YOUR INSTRUCTIONS: Return the entries below verbatim. Pictures stay out.

DATA TO USE:
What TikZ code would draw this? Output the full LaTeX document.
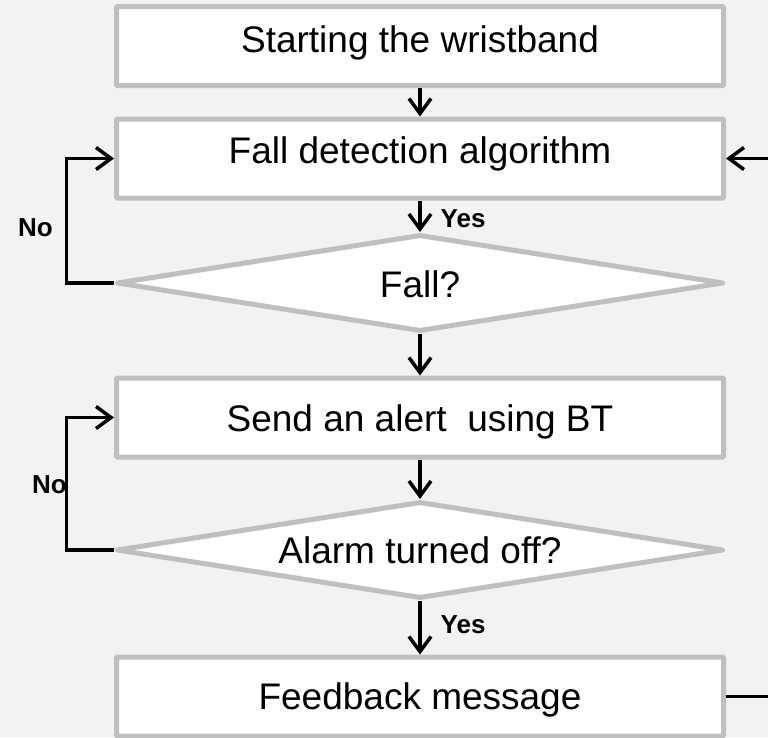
\documentclass[tikz,border=0pt]{standalone}
\usepackage{fontspec}
\setmainfont{Liberation Sans}
\usetikzlibrary{arrows.meta,shapes.geometric}
\definecolor{bgc}{HTML}{F2F2F2}
\definecolor{bordc}{HTML}{BFBFBF}
\tikzset{
  procbox/.style={draw=bordc, fill=white, line width=5pt, rounded corners=1pt,
    minimum width=607pt, minimum height=79pt, inner sep=0pt},
  decbox/.style={draw=bordc, fill=white, line width=5pt, line join=round, shape=diamond,
    minimum width=607pt, minimum height=97pt, inner sep=0pt},
  maintext/.style={anchor=base, inner sep=0pt, font=\fontsize{37}{43}\selectfont},
  lbltext/.style={anchor=base west, inner sep=0pt, font=\bfseries\fontsize{26}{31}\selectfont},
  arr/.style={draw=black, line width=3.5pt, -{Straight Barb[length=15pt,width=22pt]}},
  conn/.style={draw=black, line width=3.5pt}
}
\begin{document}
\begin{tikzpicture}[x=1pt,y=-1pt]
\fill[bgc] (0,0) rectangle (768,737);
\useasboundingbox (0,0) rectangle (768,737);
\clip (0,0) rectangle (768,737);

\node[procbox] (b1) at (420,46) {};
\node[procbox] (b2) at (420,158.5) {};
\node[decbox]  (d1) at (420,283) {};
\node[procbox] (b3) at (420,417.5) {};
\node[decbox]  (d2) at (420,550) {};
\node[procbox] (b4) at (420,696.5) {};

\node[maintext] (t1) at (420,52) {Starting the wristband};
\node[maintext] (t2) at (420,163.5) {Fall detection algorithm};
\node[maintext] (t3) at (420,297) {Fall?};
\node[maintext] (t4) at (420,431) {Send an alert\ \ using BT};
\node[maintext] (t5) at (420,563) {Alarm turned off?};
\node[maintext] (t6) at (420,709) {Feedback message};

\node[lbltext] (yes1) at (440.5,227.5) {Yes};
\node[lbltext] (yes2) at (440.5,633) {Yes};
\node[lbltext] (no1) at (18,236) {No};
\node[lbltext] (no2) at (32,493) {No};

\draw[arr] (b1.south) -- (b2.north);
\draw[arr] (b2.south) -- (d1.north);
\draw[arr] (d1.south) -- (b3.north);
\draw[arr] (b3.south) -- (d2.north);
\draw[arr] (d2.south) -- (b4.north);

\draw[arr] (d1.west) -- ++(-47.5,0) |- (b2.west);
\draw[arr] (d2.west) -- ++(-47.5,0) |- (b3.west);
\draw[arr] (b4.east) -- ++(70,0) |- (b2.east);
\end{tikzpicture}
\end{document}
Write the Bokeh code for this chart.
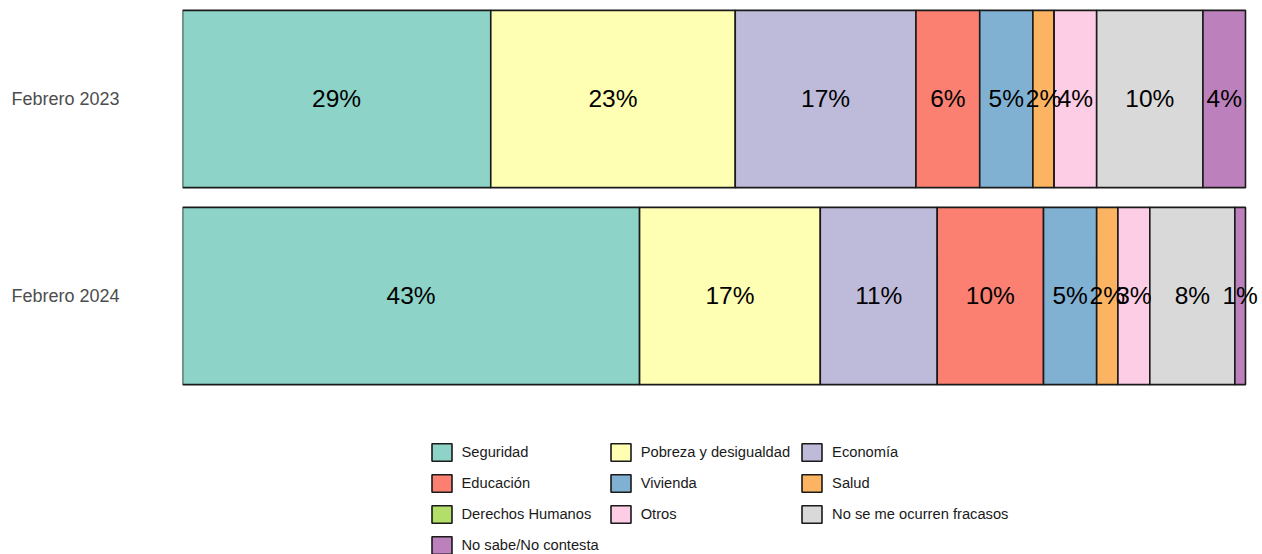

REPLY TO THE TASK:
What TikZ code would draw this? Output the full LaTeX document.
\documentclass[tikz,border=0pt]{standalone}
\usepackage{fontspec}
\setmainfont{Liberation Sans}
\usetikzlibrary{arrows.meta,shapes.geometric}
\definecolor{bgc}{HTML}{F2F2F2}
\definecolor{bordc}{HTML}{BFBFBF}
\tikzset{
  procbox/.style={draw=bordc, fill=white, line width=5pt, rounded corners=1pt,
    minimum width=607pt, minimum height=79pt, inner sep=0pt},
  decbox/.style={draw=bordc, fill=white, line width=5pt, line join=round, shape=diamond,
    minimum width=607pt, minimum height=97pt, inner sep=0pt},
  maintext/.style={anchor=base, inner sep=0pt, font=\fontsize{37}{43}\selectfont},
  lbltext/.style={anchor=base west, inner sep=0pt, font=\bfseries\fontsize{26}{31}\selectfont},
  arr/.style={draw=black, line width=3.5pt, -{Straight Barb[length=15pt,width=22pt]}},
  conn/.style={draw=black, line width=3.5pt}
}
\begin{document}
\begin{tikzpicture}[x=1pt,y=-1pt]
\fill[bgc] (0,0) rectangle (768,737);
\useasboundingbox (0,0) rectangle (768,737);
\clip (0,0) rectangle (768,737);

\node[procbox] (b1) at (420,46) {};
\node[procbox] (b2) at (420,158.5) {};
\node[decbox]  (d1) at (420,283) {};
\node[procbox] (b3) at (420,417.5) {};
\node[decbox]  (d2) at (420,550) {};
\node[procbox] (b4) at (420,696.5) {};

\node[maintext] (t1) at (420,52) {Starting the wristband};
\node[maintext] (t2) at (420,163.5) {Fall detection algorithm};
\node[maintext] (t3) at (420,297) {Fall?};
\node[maintext] (t4) at (420,431) {Send an alert\ \ using BT};
\node[maintext] (t5) at (420,563) {Alarm turned off?};
\node[maintext] (t6) at (420,709) {Feedback message};

\node[lbltext] (yes1) at (440.5,227.5) {Yes};
\node[lbltext] (yes2) at (440.5,633) {Yes};
\node[lbltext] (no1) at (18,236) {No};
\node[lbltext] (no2) at (32,493) {No};

\draw[arr] (b1.south) -- (b2.north);
\draw[arr] (b2.south) -- (d1.north);
\draw[arr] (d1.south) -- (b3.north);
\draw[arr] (b3.south) -- (d2.north);
\draw[arr] (d2.south) -- (b4.north);

\draw[arr] (d1.west) -- ++(-47.5,0) |- (b2.west);
\draw[arr] (d2.west) -- ++(-47.5,0) |- (b3.west);
\draw[arr] (b4.east) -- ++(70,0) |- (b2.east);
\end{tikzpicture}
\end{document}
Write the Bokeh code for this chart.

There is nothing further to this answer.